Однако настаивать на какой-либо одной модели кино не имеет смысла. Полезно отметить, как апофеоз реализма, поднявший на небывалую высоту «непостановочную реальность», тайно продвигает определенную морально-политическую позицию. Кино слишком часто провозглашали демократическим искусством, самым важным из искусств массового общества. Те, кто принимает это определение всерьез (как Панофский и Кракауэр), склонны требовать, чтобы кино не забывало о своем происхождении, оставаясь искусством для народа, лояльным к своей широкой неискушенной аудитории. Таким образом, едва намеченная марксистская ориентация соединяется здесь с главной доктриной романтизма. Кино как высокое и в то же время популярное искусство можно назвать искусством подлинности. Театр, напротив, означает переодевание, притворство, ложь. В нем чувствуется привкус аристократизма и классового общества. За упреками критиков в адрес сценических декораций в «Докторе Калигари», вычурных костюмов и аффектированной игры в «Нана» Ренуара и многословности в «Гертруде» Дрейера как «свойственных театру» кроется убеждение в том, что подобные фильмы фальшивы в их демонстрации претенциозных и вместе с тем реакционных чувств, чуждых демократичному и более приземленному восприятию современной жизни.

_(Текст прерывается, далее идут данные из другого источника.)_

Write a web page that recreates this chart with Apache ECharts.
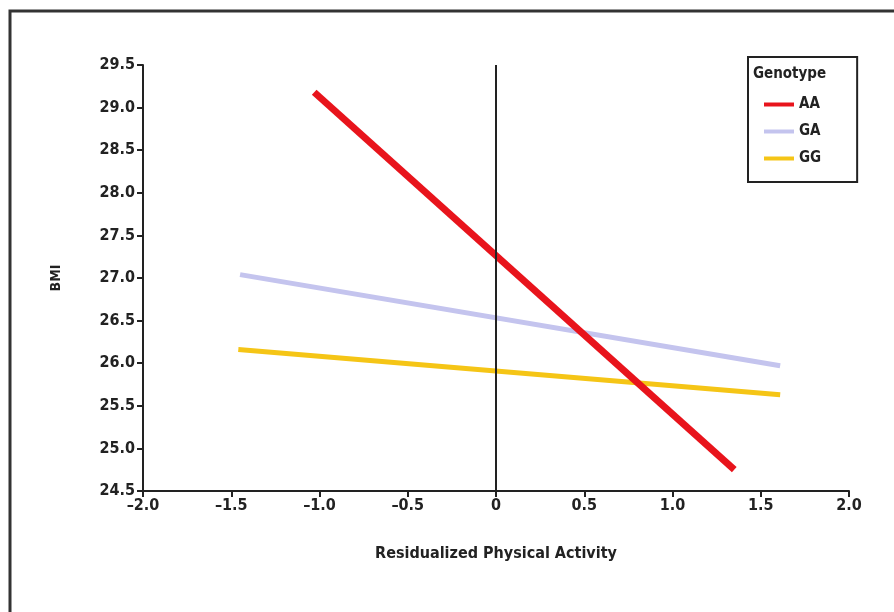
<!DOCTYPE html>
<html><head><meta charset="utf-8">
<script src="https://cdn.jsdelivr.net/npm/echarts@6/dist/echarts.min.js"></script>
<style>html,body{margin:0;padding:0;background:#fff}#c{width:894px;height:612px}</style>
</head><body><div id="c"></div>
<script>
const seriesNames = ['AA', 'GA', 'GG'];
const aaValues = [[-1.03, 29.18], [1.35, 24.75]];
const gaValues = [[-1.45, 27.04], [1.61, 25.97]];
const ggValues = [[-1.46, 26.16], [1.61, 25.63]];
const xTicks = [-2.0, -1.5, -1.0, -0.5, 0, 0.5, 1.0, 1.5, 2.0];
const yTicks = [24.5, 25.0, 25.5, 26.0, 26.5, 27.0, 27.5, 28.0, 28.5, 29.0, 29.5];

const font = '"DejaVu Sans Condensed", "Liberation Sans", Arial, sans-serif';
const chart = echarts.init(document.getElementById('c'));
const fmtX = v => v === 0 ? '0' : v.toFixed(1).replace('-', '\u2013');
chart.setOption({
  animation: false,
  backgroundColor: '#fff',
  grid: { left: 143, right: 45, top: 65, bottom: 121 },
  xAxis: {
    type: 'value', min: -2, max: 2, interval: 0.5,
    name: 'Residualized Physical Activity', nameLocation: 'middle', nameGap: 55,
    nameTextStyle: { fontFamily: font, fontSize: 16, color: '#222', fontWeight: 'bold' },
    axisLine: { onZero: false, lineStyle: { color: '#222', width: 2 } },
    axisTick: { length: 6, lineStyle: { color: '#222', width: 2 } },
    axisLabel: { formatter: fmtX, fontFamily: font, fontSize: 16, color: '#222', fontWeight: 'bold', margin: 7 },
    splitLine: { show: false }
  },
  yAxis: {
    type: 'value', min: 24.5, max: 29.5, interval: 0.5,
    name: 'BMI', nameLocation: 'middle', nameGap: 80,
    nameTextStyle: { fontFamily: font, fontSize: 14, color: '#222', fontWeight: 'bold' },
    axisLine: { show: true, onZero: false, lineStyle: { color: '#222', width: 2 } },
    axisTick: { show: true, length: 6, lineStyle: { color: '#222', width: 2 } },
    axisLabel: { formatter: v => v.toFixed(1), fontFamily: font, fontSize: 16, color: '#222', fontWeight: 'bold', margin: 8 },
    splitLine: { show: false }
  },
  legend: {
    orient: 'vertical', left: 748, top: 57, width: 110,
    data: seriesNames,
    padding: [40, 36, 16, 16], itemGap: 12, itemWidth: 30, itemHeight: 4, icon: 'rect',
    borderColor: '#222', borderWidth: 2,
    textStyle: { fontFamily: font, fontSize: 15, color: '#222', fontWeight: 'bold' }
  },
  graphic: [
    { type: 'rect', shape: { x: 10, y: 11, width: 920, height: 640 }, style: { fill: 'none', stroke: '#333', lineWidth: 3 }, silent: true },
    { type: 'text', left: 753, top: 67, style: { text: 'Genotype', font: 'bold 15px ' + font, fill: '#222' } }
  ],
  series: [
    { name: 'AA', type: 'line', data: aaValues, symbol: 'none', lineStyle: { color: '#e8141c', width: 7 }, itemStyle: { color: '#e8141c' }, z: 4,
      markLine: { silent: true, symbol: 'none', label: { show: false }, lineStyle: { color: '#222', width: 2, type: 'solid' }, data: [{ xAxis: 0 }] } },
    { name: 'GA', type: 'line', data: gaValues, symbol: 'none', lineStyle: { color: '#c4c4ee', width: 5 }, itemStyle: { color: '#c4c4ee' }, z: 3 },
    { name: 'GG', type: 'line', data: ggValues, symbol: 'none', lineStyle: { color: '#f5c516', width: 5 }, itemStyle: { color: '#f5c516' }, z: 3 }
  ]
});
</script></body></html>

В данном случае, независимо от эстетической оценки, синтетический «аспект» кинематографа не обязательно сводится к неуместной театральности. С первых же дней истории кино некоторые художники и скульпторы связывали его истинное будущее с искусственным построением, с конструкцией. Истинной судьбой кино считалось не фигуративное повествование или рассказ любого рода (в относительно реалистичной или «сюрреалистической» манере), но абстракция. Так, Тео ван Дусбург в своем эссе «Кино как чистая форма» (1929) размышляет о кино как средстве «оптической поэзии», «архитектуре динамического света», «создании движущегося орнамента». Кино осуществит «мечту Баха об оптическом эквиваленте временной структуры музыкальной композиции». Хотя эту концепцию кинематографа продолжали разрабатывать немногие кинорежиссеры — например, Роберт Брир, — никто не станет отрицать ее претензий на кинематографичность.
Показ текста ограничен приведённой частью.